선형 어텐션은 소프트맥스 어텐션의 무제한 캐시를 고정 크기의 순환 상태로 대체하여 시퀀스 혼합을 선형 시간으로 줄이고 디코딩 시 상수 메모리를 사용하게 한다. 어려운 점은 단순히 무엇을 잊을지 결정하는 것뿐만 아니라, 기존 연관성을 혼란시키지 않으면서 이 압축된 메모리를 어떻게 편집할지에 있다. 델타 규칙 모델은 새로운 값을 쓰기 전에 현재 읽기 값을 빼며, Kimi Delta Attention(KDA)은 채널별 감쇠를 통해 망각을 정교화한다. 그러나 활성 편집은 여전히 단일 스칼라 게이트를 사용하여 두 가지 다른 작업, 즉 키 측면에서 기존 콘텐츠를 얼마나 지울지와 값 측면에서 얼마나 많은 새 콘텐츠를 기록할지를 제어한다. 본 논문에서는 Gated DeltaNet과 KDA를 일반화하는 Gated DeltaNet-2를 소개한다. 이 모델은 적응형 망각과 채널별 감쇠를 상속하면서도 두 모델의 공통 한계인 소거와 쓰기 간의 스칼라 종속성을 해결한다. Gated Delta Rule-2는 이러한 역할을 채널별 소거 게이트 b_t와 채널별 쓰기 게이트 w_t로 분리하며, 두 게이트가 동일한 스칼라로 수렴하면 KDA로, 감쇠도 수렴하면 Gated DeltaNet으로 축소된다. 본 논문은 고속 가중치 갱신 관점, 비대칭 소거 인자에 채널별 감쇠가 흡수된 청크별 WY 알고리즘, 그리고 효율적인 병렬 훈련을 유지하는 게이트 인식 역전파를 유도한다. 100B FineWeb-Edu 토큰으로 학습된 1.3B 파라미터 모델에서 Gated DeltaNet-2는 언어 모델링, 상식 추론 및 검색 전반에 걸쳐 Mamba-2, Gated DeltaNet, KDA 및 Mamba-3 변종들 중 가장 우수한 전체 결과를 달성한다. 그 이점은 특히 장문맥 RULER 건초더미 속 바늘 벤치마크에서 두드러지며, 평가된 다중 키 검색 설정에서 성능을 향상시키고 순환 및 하이브리드 설정 모두에서 강력한 성능을 유지한다. 코드는 https://github.com/NVlabs/GatedDeltaNet-2에서 확인할 수 있다.

English

Linear attention replaces the unbounded cache of softmax attention with a fixed-size recurrent state, reducing sequence mixing to linear time and decoding to constant memory. The hard part is not just what to forget, but how to edit this compressed memory without scrambling existing associations.
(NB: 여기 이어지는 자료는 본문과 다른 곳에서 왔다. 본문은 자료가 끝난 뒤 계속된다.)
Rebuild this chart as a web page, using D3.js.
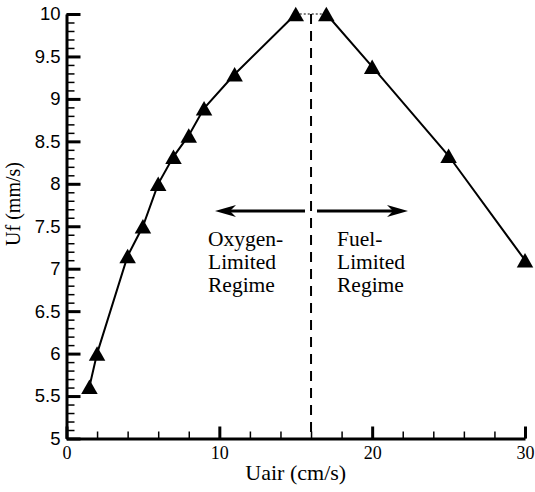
<!DOCTYPE html>
<html>
<head>
<meta charset="utf-8">
<script src="https://cdn.jsdelivr.net/npm/d3@7"></script>
<style>
  html, body { margin: 0; padding: 0; background: #fff; }
  svg { display: block; }
  .serif { font-family: "Liberation Serif", "Times New Roman", serif; }
  .sans { font-family: "Liberation Sans", Arial, sans-serif; }
</style>
</head>
<body>
<div id="chart"></div>
<script>
// airflow velocity (cm/s) and flame spread rate (mm/s)
const uair = [1.5, 2, 4, 5, 6, 7, 8, 9, 11, 15, 17, 20, 25, 30];
const uf   = [5.61, 6.0, 7.15, 7.5, 8.0, 8.32, 8.57, 8.89, 9.29, 10.0, 10.0, 9.38, 8.33, 7.1];
const xMajor = [0, 10, 20, 30];
const yMajor = [5, 5.5, 6, 6.5, 7, 7.5, 8, 8.5, 9, 9.5, 10];
const xMinor = d3.range(0, 30.01, 2);
const yMinor = d3.range(50, 101, 1).map(v => v / 10);
const boundary = 16; // dashed line between the two regimes
const leftLabel = ['Oxygen-', 'Limited', 'Regime'];
const rightLabel = ['Fuel-', 'Limited', 'Regime'];

const W = 535, H = 492;
const svg = d3.select('#chart').append('svg').attr('width', W).attr('height', H);

const x = d3.scaleLinear().domain([0, 30]).range([66.5, 525]);
const y = d3.scaleLinear().domain([5, 10]).range([438.5, 14]);

const pts = uair.map((v, i) => ({ x: v, y: uf[i] }));

// y axis: minor then major ticks, pointing inward
svg.append('g').attr('transform', `translate(${x(0)},0)`)
    .call(d3.axisLeft(y).tickValues(yMinor).tickSize(-8).tickSizeOuter(0).tickFormat(''))
    .call(g => g.select('.domain').remove())
    .call(g => g.selectAll('line').attr('stroke', '#000').attr('stroke-width', 1.5));
svg.append('g').attr('transform', `translate(${x(0)},0)`)
    .call(d3.axisLeft(y).tickValues(yMajor).tickSize(-14).tickSizeOuter(0).tickPadding(6).tickFormat(d3.format('')))
    .call(g => g.select('.domain').attr('stroke', '#000').attr('stroke-width', 3))
    .call(g => g.selectAll('line').attr('stroke', '#000').attr('stroke-width', 3))
    .call(g => g.selectAll('text').attr('class', 'sans').attr('font-size', 18.5).attr('fill', '#000'));

// x axis
svg.append('g').attr('transform', `translate(0,${y(5)})`)
    .call(d3.axisBottom(x).tickValues(xMinor).tickSize(-7).tickSizeOuter(0).tickFormat(''))
    .call(g => g.select('.domain').remove())
    .call(g => g.selectAll('line').attr('stroke', '#000').attr('stroke-width', 1.5));
svg.append('g').attr('transform', `translate(0,${y(5)})`)
    .call(d3.axisBottom(x).tickValues(xMajor).tickSize(-12).tickSizeOuter(0).tickPadding(8).tickFormat(d3.format('d')))
    .call(g => g.select('.domain').attr('stroke', '#000').attr('stroke-width', 3))
    .call(g => g.selectAll('line').attr('stroke', '#000').attr('stroke-width', 3))
    .call(g => g.selectAll('text').attr('class', 'serif').attr('font-size', 18).attr('fill', '#000'));

// axis titles
svg.append('text').attr('class', 'serif')
    .attr('x', (x(0) + x(30)) / 2).attr('y', 480)
    .attr('text-anchor', 'middle').attr('font-size', 22)
    .text('Uair (cm/s)');
svg.append('text').attr('class', 'serif')
    .attr('transform', 'translate(20,204) rotate(-90)')
    .attr('text-anchor', 'middle').attr('font-size', 20)
    .text('Uf (mm/s)');

// regime boundary
svg.append('line')
    .attr('x1', x(boundary)).attr('x2', x(boundary))
    .attr('y1', y(10)).attr('y2', y(5))
    .attr('stroke', '#000').attr('stroke-width', 2)
    .attr('stroke-dasharray', '10,7');

// data line: solid on each side, dotted across the peak
const line = d3.line().x(d => x(d.x)).y(d => y(d.y));
const left = pts.filter(d => d.x <= 15);
const right = pts.filter(d => d.x >= 17);
const gap = [left[left.length - 1], right[0]];
svg.append('path').datum(left).attr('d', line)
    .attr('fill', 'none').attr('stroke', '#000').attr('stroke-width', 2);
svg.append('path').datum(right).attr('d', line)
    .attr('fill', 'none').attr('stroke', '#000').attr('stroke-width', 2);
svg.append('path').datum(gap).attr('d', line)
    .attr('fill', 'none').attr('stroke', '#000').attr('stroke-width', 1.2)
    .attr('stroke-dasharray', '2,2');

// triangle markers
const tw = 16.5, th = 14.5;
svg.append('g').selectAll('path').data(pts).enter().append('path')
    .attr('d', `M0,${-th / 2}L${tw / 2},${th / 2}L${-tw / 2},${th / 2}Z`)
    .attr('transform', d => `translate(${x(d.x)},${y(d.y)})`)
    .attr('fill', '#000');

// arrows
function arrow(x1, x2, yy) {
    const dir = Math.sign(x2 - x1);
    svg.append('line').attr('x1', x1).attr('x2', x2 - dir * 10).attr('y1', yy).attr('y2', yy)
        .attr('stroke', '#000').attr('stroke-width', 2.8);
    svg.append('path')
        .attr('d', `M${x2},${yy}L${x2 - dir * 21},${yy - 6}L${x2 - dir * 15},${yy}L${x2 - dir * 21},${yy + 6}Z`)
        .attr('fill', '#000');
}
arrow(305, 215, 211);
arrow(317, 408, 211);

// regime labels
function label(lines, x0) {
    svg.append('g').selectAll('text').data(lines).enter().append('text')
        .attr('class', 'serif').attr('font-size', 21.5)
        .attr('x', x0).attr('y', (d, i) => 246 + i * 23)
        .text(d => d);
}
label(leftLabel, 208);
label(rightLabel, 337);
</script>
</body>
</html>
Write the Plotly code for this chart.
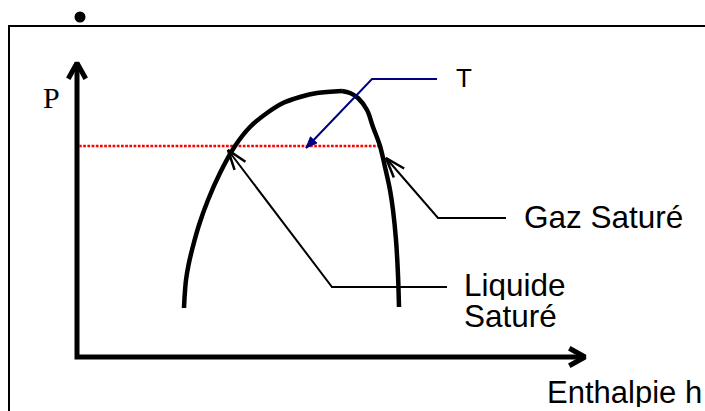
import math
import plotly.graph_objects as go

W, H = 705, 411

# ---- data (diagram coordinates, y grows downward) ----
dome_left_x = [184, 184.7, 186, 188.5, 192, 199, 208, 220, 235, 250, 267, 283, 300, 317, 342]
dome_left_y = [308, 295, 280, 265, 250, 225, 200, 173, 146, 127, 113, 103, 97, 93, 91]
dome_right_x = [342, 350, 358, 367, 373, 380, 385, 390, 393, 396, 398, 399]
dome_right_y = [91, 93, 98, 110, 127, 146, 167, 190, 210, 240, 275, 307]

axis_origin = (77, 357)
axis_y_tip = (77, 63)
axis_x_tip = (585, 357)

isobar_x = [79, 380]
isobar_y = [146, 146]

# leaders: (tip, elbow, end of horizontal)
gaz_leader = [(386, 158), (438, 218), (506, 218)]
liq_leader = [(228, 150), (332, 287), (447, 287)]
t_leader = [(306, 148), (372, 79), (437, 79)]

labels = [
    ("Gaz Saturé", 523, 216.5, 31.5),
    ("Liquide", 463, 284.5, 31.5),
    ("Saturé", 463, 315.5, 31.5),
    ("Enthalpie h", 546, 392, 31),
    ("T", 455, 77.5, 26),
]

BLACK = "#000000"
NAVY = "#000080"
RED = "#FF0000"


def wings(tip, tail, length, angle_deg):
    dx, dy = tail[0] - tip[0], tail[1] - tip[1]
    n = math.hypot(dx, dy)
    ux, uy = dx / n, dy / n
    pts = []
    for s in (1, -1):
        a = math.radians(angle_deg) * s
        wx = ux * math.cos(a) - uy * math.sin(a)
        wy = ux * math.sin(a) + uy * math.cos(a)
        pts.append((tip[0] + wx * length, tip[1] + wy * length))
    return pts


fig = go.Figure()


def line(xs, ys, color=BLACK, width=2, dash="solid", shape="linear"):
    fig.add_trace(go.Scatter(x=xs, y=ys, mode="lines",
                             line=dict(color=color, width=width, dash=dash, shape=shape),
                             hoverinfo="skip", showlegend=False))


# frame
line([9, 9, W + 2], [H + 2, 26, 26], width=2)

# bullet
fig.add_trace(go.Scatter(x=[80], y=[17], mode="markers",
                         marker=dict(size=11, color=BLACK), hoverinfo="skip", showlegend=False))

# axes with open arrowheads
line([axis_y_tip[0], axis_origin[0], axis_x_tip[0]],
     [axis_y_tip[1], axis_origin[1], axis_x_tip[1]], width=5)
for tip, tail in ((axis_y_tip, axis_origin), (axis_x_tip, axis_origin)):
    w1, w2 = wings(tip, tail, 18, 29)
    line([w1[0], tip[0], w2[0]], [w1[1], tip[1], w2[1]], width=5)

# isobar (red dotted)
line(isobar_x, isobar_y, color=RED, width=2.7, dash="2.7px,1.5px")

# saturation dome
line(dome_left_x, dome_left_y, width=4.5, shape="spline")
line(dome_right_x, dome_right_y, width=4.5, shape="spline")

# black leaders with open arrows
for ld in (gaz_leader, liq_leader):
    line([p[0] for p in ld], [p[1] for p in ld], width=2)
    w1, w2 = wings(ld[0], ld[1], 21, 19)
    line([w1[0], ld[0][0], w2[0]], [w1[1], ld[0][1], w2[1]], width=2.5)

# navy leader with filled arrow
line([p[0] for p in t_leader], [p[1] for p in t_leader], color=NAVY, width=2)
w1, w2 = wings(t_leader[0], t_leader[1], 12, 22)
fig.add_trace(go.Scatter(x=[t_leader[0][0], w1[0], w2[0], t_leader[0][0]],
                         y=[t_leader[0][1], w1[1], w2[1], t_leader[0][1]],
                         mode="lines", fill="toself", fillcolor=NAVY,
                         line=dict(color=NAVY, width=1), hoverinfo="skip", showlegend=False))

annotations = []
for txt, x, y, size in labels:
    annotations.append(dict(text=txt, x=x, y=y, xref="x", yref="y", xanchor="left",
                            yanchor="middle", showarrow=False, height=30, borderpad=0,
                            font=dict(family="Liberation Sans, Arial", size=size, color=BLACK)))
annotations.append(dict(text="P", x=41, y=97, xref="x", yref="y", xanchor="left",
                        yanchor="middle", showarrow=False,
                        font=dict(family="Liberation Serif, Times New Roman", size=30, color=BLACK)))

fig.update_layout(
    width=W, height=H, margin=dict(l=0, r=0, t=0, b=0),
    paper_bgcolor="white", plot_bgcolor="white",
    xaxis=dict(range=[0, W], visible=False, fixedrange=True),
    yaxis=dict(range=[H, 0], visible=False, fixedrange=True),
    annotations=annotations,
)

fig.write_html("out.html", config={"displayModeBar": False},
               post_script="document.body.style.margin='0';")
Delta-rule models subtract the current read before writing a new value, and Kimi Delta Attention (KDA) sharpens forgetting with channel-wise decay. But the active edit still uses a single scalar gate to control two different things: how much old content to erase on the key side and how much new content to commit on the value side. We introduce Gated DeltaNet-2, which generalizes both Gated DeltaNet and KDA by inheriting adaptive forgetting and channel-wise decay while addressing their shared limitation, the scalar tie between erasing and writing. Gated Delta Rule-2 separates these roles with a channel-wise erase gate b_t and a channel-wise write gate w_t, reducing to KDA when both gates collapse to the same scalar and to Gated DeltaNet when the decay also collapses. We derive a fast-weight update view, a chunkwise WY algorithm with channel-wise decay absorbed into asymmetric erase factors, and a gate-aware backward pass that preserves efficient parallel training. At 1.3B parameters trained on 100B FineWeb-Edu tokens, Gated DeltaNet-2 achieves the strongest overall results among Mamba-2, Gated DeltaNet, KDA, and Mamba-3 variants across language modeling, commonsense reasoning, and retrieval. Its advantage is most pronounced on long-context RULER needle-in-a-haystack benchmarks, where it improves the evaluated multi-key retrieval setting and remains strong in both recurrent and hybrid settings. Code is available at https://github.com/NVlabs/GatedDeltaNet-2.